Trindade (Gabriel Sater) sempre arrepia o público ao incorporar o diabo em Pantanal. O peão não desperta apenas medo ao alegar que fez um pacto com o coisa-ruim, mas também fascínio –especialmente com a dúvida se o filho dele com Irma (Camila Morgado) terá chifres. Ele, no entanto, está bem longe de ser a única figura endiabrada nas novelas da Globo.
O pacto mefistofélico é um dos temas mais abordados por Benedito Ruy Barbosa, o que claramente não é um sinal de que o autor vendeu a alma em troca de sucesso. Ele, na verdade, tem um olhar apurado para o interior do Brasil e para as suas particularidades religiosas –tão fundamentais em folhetins como Paraíso (1982).
A produção, que ganhou um remake em 2009, brinca justamente com o apego popular tanto ao que é mais sagrado quanto ao que é mais profano. A dualidade é representada no amor proibido entre a beata Santinha (Cristina Mullins) e o “filho do diabo” José Eleutério (Kadu Moliterno).
A obra de Ruy Barbosa dá vazão às inúmeras histórias sobrenaturais que boa parte do público já ouviu ao morar ou viajar pelo interior. O capeta está sempre à espreita. O espectador que não tiver um bom causo para contar, no mínimo, já ouviu falar daquele primo do vizinho que por motivos alheios não tira o chapéu de jeito nenhum.
Tião Galinha (Osmar Prado) faz parte desse grupo que dá ouvido às crendices em Renascer (1993). Ele tinha certeza de que a fortuna do coronel José Inocêncio (Antonio Fagundes) vinha de um cramulhão que mantinha dentro de uma garrafa –gastando boa parte das suas energias para capturar um capetinha também.
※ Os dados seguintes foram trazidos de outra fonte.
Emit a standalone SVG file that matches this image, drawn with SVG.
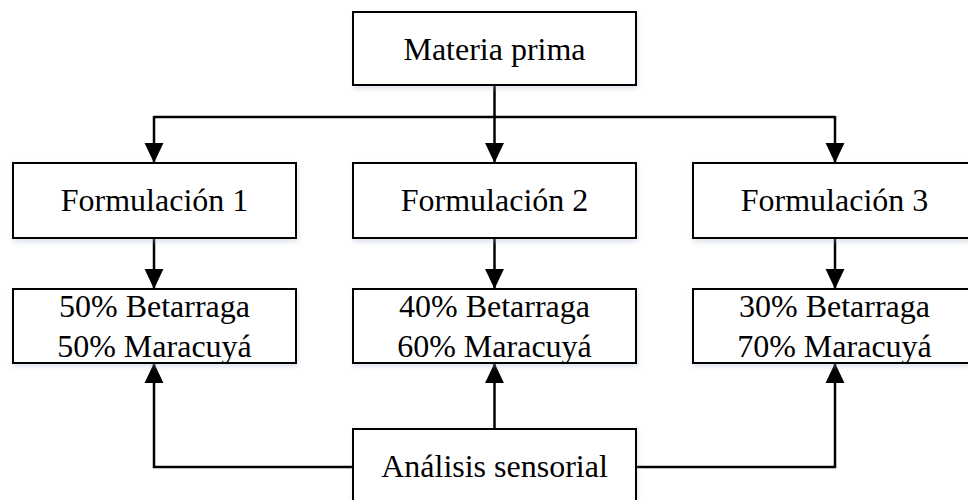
<svg xmlns="http://www.w3.org/2000/svg" width="968" height="500" viewBox="0 0 968 500">
<style>
.box{fill:#fff;stroke:#000;stroke-width:2;filter:url(#sh)}
.t{font-family:"Liberation Serif","Times New Roman",serif;font-size:32px;fill:#000;text-anchor:middle}
.c{fill:none;stroke:#000;stroke-width:2.5}
</style>
<defs>
<filter id="sh" x="-10%" y="-20%" width="120%" height="140%">
<feDropShadow dx="1" dy="3" stdDeviation="2.5" flood-color="#9fb0c8" flood-opacity="0.35"/>
</filter>
<marker id="ah" markerUnits="userSpaceOnUse" markerWidth="20" markerHeight="20" viewBox="0 0 18 18" refX="18" refY="9" orient="auto">
<path d="M0,0.5 L18,9 L0,17.5 Z" fill="#000"/>
</marker>
</defs>
<g id="connectors">
<path class="c" d="M494.5,85 V117"/>
<path class="c" d="M154,117 H835"/>
<path class="c" d="M154,116 V163" marker-end="url(#ah)"/>
<path class="c" d="M494.5,117 V163" marker-end="url(#ah)"/>
<path class="c" d="M835,116 V163" marker-end="url(#ah)"/>
<path class="c" d="M154,238 V289" marker-end="url(#ah)"/>
<path class="c" d="M494.5,238 V289" marker-end="url(#ah)"/>
<path class="c" d="M835,238 V289" marker-end="url(#ah)"/>
<path class="c" d="M353,467 H154 V363" marker-end="url(#ah)"/>
<path class="c" d="M494.5,429 V363" marker-end="url(#ah)"/>
<path class="c" d="M636,467 H835 V363" marker-end="url(#ah)"/>
</g>
<g id="materia">
<rect class="box" x="353" y="12" width="283" height="73"/>
<text class="t" x="494.5" y="60">Materia prima</text>
</g>
<g id="form1">
<rect class="box" x="13" y="163" width="283" height="75"/>
<text class="t" x="154.5" y="211">Formulación 1</text>
</g>
<g id="form2">
<rect class="box" x="353" y="163" width="283" height="75"/>
<text class="t" x="494.5" y="211">Formulación 2</text>
</g>
<g id="form3">
<rect class="box" x="693" y="163" width="283" height="75"/>
<text class="t" x="834.5" y="211">Formulación 3</text>
</g>
<g id="mix1">
<rect class="box" x="13" y="289" width="283" height="74"/>
<text class="t" x="154.5" y="317">50% Betarraga</text>
<text class="t" x="154.5" y="357">50% Maracuyá</text>
</g>
<g id="mix2">
<rect class="box" x="353" y="289" width="283" height="74"/>
<text class="t" x="494.5" y="317">40% Betarraga</text>
<text class="t" x="494.5" y="357">60% Maracuyá</text>
</g>
<g id="mix3">
<rect class="box" x="693" y="289" width="283" height="74"/>
<text class="t" x="834.5" y="317">30% Betarraga</text>
<text class="t" x="834.5" y="357">70% Maracuyá</text>
</g>
<g id="analisis">
<rect class="box" x="353" y="429" width="283" height="80"/>
<text class="t" x="494.5" y="477">Análisis sensorial</text>
</g>
</svg>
Tião Galinha (Osmar Prado) em Renascer
Vade retro
Depois do diabo, a figura religiosa mais importante da obra de Benedito Ruy Barbosa é o padre. Em Pantanal, Antônio (Ademir de Souza) pôs à prova a Teologia da Libertação para ajudar Maria (Juliana Paes) e Gil (Enrique Diaz) a reaver as terras roubadas por grileiros.
O próprio José Leôncio (Marcos Palmeira) avisou que os filhos vão disputar uma raia para saber quem fica com sela de prata durante as festas dos santos –em referência às comemorações a Santo Antônio, São João e São Pedro.
Encarnação (Selma Egrei) chegou a molhar a mão de padre Romão, interpretado por Umberto Magnani (1941-2016), para colocar a neta como Nossa Senhora numa procissão de Velho Chico (2016). A novela, aliás, chegou a ter outro pároco com a chegada de Benício (Carlos Vereza) –que entrou na história após a morte de Magnani, ocorrida antes do fim da novela.
Josiane (Agatha Moreira) em A Dona do Pedaço
Coisa-ruim
Além das tramas de Ruy Barbosa, o diabo também já fez algumas outras pontas em produções da Globo. A vilã Cristina (Flávia Alessandra) foi arrastada para o inferno pelo próprio sete-peles no fim de Alma Gêmea (2006), e Josiane foi possuída pelo mal em A Dona do Pedaço (2019). Raul (Flávio Galvão) se passava pelo próprio Satanás em Corpo a Corpo (1985).